▸ Given request
Skipping all pictures, set down the lines of the listing from the first through the one with "const yTicks = [0, 1, 2, 3, 4, 5, 6, 7, 8];".

▸ Data shown
(begin)

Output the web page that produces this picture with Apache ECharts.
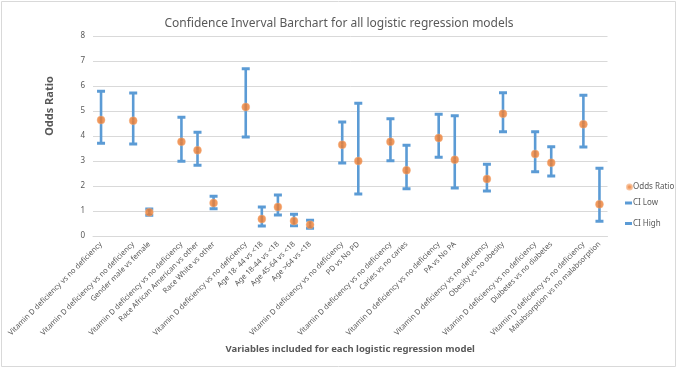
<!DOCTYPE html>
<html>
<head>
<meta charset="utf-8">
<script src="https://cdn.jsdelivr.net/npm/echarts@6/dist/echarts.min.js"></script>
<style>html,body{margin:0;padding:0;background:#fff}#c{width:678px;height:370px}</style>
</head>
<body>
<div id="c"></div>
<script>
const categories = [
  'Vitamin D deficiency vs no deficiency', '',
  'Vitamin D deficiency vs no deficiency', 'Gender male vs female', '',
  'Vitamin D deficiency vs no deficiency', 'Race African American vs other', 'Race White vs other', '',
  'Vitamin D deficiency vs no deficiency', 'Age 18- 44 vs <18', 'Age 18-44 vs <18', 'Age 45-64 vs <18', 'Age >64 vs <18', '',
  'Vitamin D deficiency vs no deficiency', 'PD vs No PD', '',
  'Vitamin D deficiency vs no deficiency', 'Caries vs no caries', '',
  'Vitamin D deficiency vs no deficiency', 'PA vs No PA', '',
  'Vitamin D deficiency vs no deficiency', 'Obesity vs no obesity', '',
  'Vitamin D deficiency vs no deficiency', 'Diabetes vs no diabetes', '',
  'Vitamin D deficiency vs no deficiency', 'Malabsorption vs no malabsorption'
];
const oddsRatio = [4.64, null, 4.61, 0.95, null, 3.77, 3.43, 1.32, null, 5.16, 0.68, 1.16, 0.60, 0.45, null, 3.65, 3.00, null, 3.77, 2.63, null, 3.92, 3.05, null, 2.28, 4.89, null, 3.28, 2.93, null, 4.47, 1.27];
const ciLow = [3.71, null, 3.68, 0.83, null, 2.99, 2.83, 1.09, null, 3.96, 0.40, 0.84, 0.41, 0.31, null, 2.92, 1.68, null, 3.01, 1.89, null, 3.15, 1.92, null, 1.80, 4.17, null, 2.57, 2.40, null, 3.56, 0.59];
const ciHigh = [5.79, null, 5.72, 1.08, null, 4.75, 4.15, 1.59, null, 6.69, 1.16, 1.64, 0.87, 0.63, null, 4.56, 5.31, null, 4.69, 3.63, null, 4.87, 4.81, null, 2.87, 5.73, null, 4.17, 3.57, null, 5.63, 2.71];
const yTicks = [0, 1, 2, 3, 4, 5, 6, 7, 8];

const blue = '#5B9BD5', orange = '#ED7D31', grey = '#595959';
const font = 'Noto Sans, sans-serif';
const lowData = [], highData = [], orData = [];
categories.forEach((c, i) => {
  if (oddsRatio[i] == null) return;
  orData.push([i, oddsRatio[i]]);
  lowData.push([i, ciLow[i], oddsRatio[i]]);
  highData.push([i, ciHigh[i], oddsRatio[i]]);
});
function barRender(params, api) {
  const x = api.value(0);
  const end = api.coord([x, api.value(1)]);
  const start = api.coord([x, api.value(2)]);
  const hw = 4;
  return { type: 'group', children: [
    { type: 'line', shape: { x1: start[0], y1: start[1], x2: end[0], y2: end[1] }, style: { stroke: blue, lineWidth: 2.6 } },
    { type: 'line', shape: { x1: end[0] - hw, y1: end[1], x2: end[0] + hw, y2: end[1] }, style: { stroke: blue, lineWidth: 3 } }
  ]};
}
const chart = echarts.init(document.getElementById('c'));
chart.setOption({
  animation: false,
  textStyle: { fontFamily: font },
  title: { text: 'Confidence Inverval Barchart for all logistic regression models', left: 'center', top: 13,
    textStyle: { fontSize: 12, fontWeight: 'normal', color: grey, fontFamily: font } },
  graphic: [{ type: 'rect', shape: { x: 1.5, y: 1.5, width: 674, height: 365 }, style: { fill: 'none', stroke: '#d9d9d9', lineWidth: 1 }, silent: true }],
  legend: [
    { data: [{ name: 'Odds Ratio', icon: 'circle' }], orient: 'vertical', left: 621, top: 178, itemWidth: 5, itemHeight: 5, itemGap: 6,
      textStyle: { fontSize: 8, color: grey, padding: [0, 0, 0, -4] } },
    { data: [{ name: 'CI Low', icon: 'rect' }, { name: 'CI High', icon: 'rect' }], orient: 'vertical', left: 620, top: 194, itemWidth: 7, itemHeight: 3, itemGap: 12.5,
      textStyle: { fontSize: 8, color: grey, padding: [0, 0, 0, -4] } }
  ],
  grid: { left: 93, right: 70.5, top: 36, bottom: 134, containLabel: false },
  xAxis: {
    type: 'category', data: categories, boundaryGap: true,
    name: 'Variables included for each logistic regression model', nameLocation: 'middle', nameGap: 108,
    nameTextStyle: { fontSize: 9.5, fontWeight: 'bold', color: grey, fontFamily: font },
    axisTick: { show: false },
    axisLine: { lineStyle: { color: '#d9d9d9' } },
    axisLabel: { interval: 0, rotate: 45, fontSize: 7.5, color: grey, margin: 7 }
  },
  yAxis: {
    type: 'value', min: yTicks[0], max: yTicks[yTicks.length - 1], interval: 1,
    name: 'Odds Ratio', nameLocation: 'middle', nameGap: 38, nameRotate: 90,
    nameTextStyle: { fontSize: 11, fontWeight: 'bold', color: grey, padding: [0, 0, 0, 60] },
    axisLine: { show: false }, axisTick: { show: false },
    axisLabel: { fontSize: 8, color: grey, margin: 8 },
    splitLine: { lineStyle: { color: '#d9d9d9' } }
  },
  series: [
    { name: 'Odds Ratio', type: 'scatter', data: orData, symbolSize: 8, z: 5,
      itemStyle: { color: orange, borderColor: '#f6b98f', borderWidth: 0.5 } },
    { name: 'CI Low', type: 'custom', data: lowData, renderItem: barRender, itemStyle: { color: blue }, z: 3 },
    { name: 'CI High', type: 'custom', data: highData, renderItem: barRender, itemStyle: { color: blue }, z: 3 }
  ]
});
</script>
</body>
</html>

(end)

▸ Response
Output the web page that produces this picture with Apache ECharts.
<!DOCTYPE html>
<html>
<head>
<meta charset="utf-8">
<script src="https://cdn.jsdelivr.net/npm/echarts@6/dist/echarts.min.js"></script>
<style>html,body{margin:0;padding:0;background:#fff}#c{width:678px;height:370px}</style>
</head>
<body>
<div id="c"></div>
<script>
const categories = [
  'Vitamin D deficiency vs no deficiency', '',
  'Vitamin D deficiency vs no deficiency', 'Gender male vs female', '',
  'Vitamin D deficiency vs no deficiency', 'Race African American vs other', 'Race White vs other', '',
  'Vitamin D deficiency vs no deficiency', 'Age 18- 44 vs <18', 'Age 18-44 vs <18', 'Age 45-64 vs <18', 'Age >64 vs <18', '',
  'Vitamin D deficiency vs no deficiency', 'PD vs No PD', '',
  'Vitamin D deficiency vs no deficiency', 'Caries vs no caries', '',
  'Vitamin D deficiency vs no deficiency', 'PA vs No PA', '',
  'Vitamin D deficiency vs no deficiency', 'Obesity vs no obesity', '',
  'Vitamin D deficiency vs no deficiency', 'Diabetes vs no diabetes', '',
  'Vitamin D deficiency vs no deficiency', 'Malabsorption vs no malabsorption'
];
const oddsRatio = [4.64, null, 4.61, 0.95, null, 3.77, 3.43, 1.32, null, 5.16, 0.68, 1.16, 0.60, 0.45, null, 3.65, 3.00, null, 3.77, 2.63, null, 3.92, 3.05, null, 2.28, 4.89, null, 3.28, 2.93, null, 4.47, 1.27];
const ciLow = [3.71, null, 3.68, 0.83, null, 2.99, 2.83, 1.09, null, 3.96, 0.40, 0.84, 0.41, 0.31, null, 2.92, 1.68, null, 3.01, 1.89, null, 3.15, 1.92, null, 1.80, 4.17, null, 2.57, 2.40, null, 3.56, 0.59];
const ciHigh = [5.79, null, 5.72, 1.08, null, 4.75, 4.15, 1.59, null, 6.69, 1.16, 1.64, 0.87, 0.63, null, 4.56, 5.31, null, 4.69, 3.63, null, 4.87, 4.81, null, 2.87, 5.73, null, 4.17, 3.57, null, 5.63, 2.71];
const yTicks = [0, 1, 2, 3, 4, 5, 6, 7, 8];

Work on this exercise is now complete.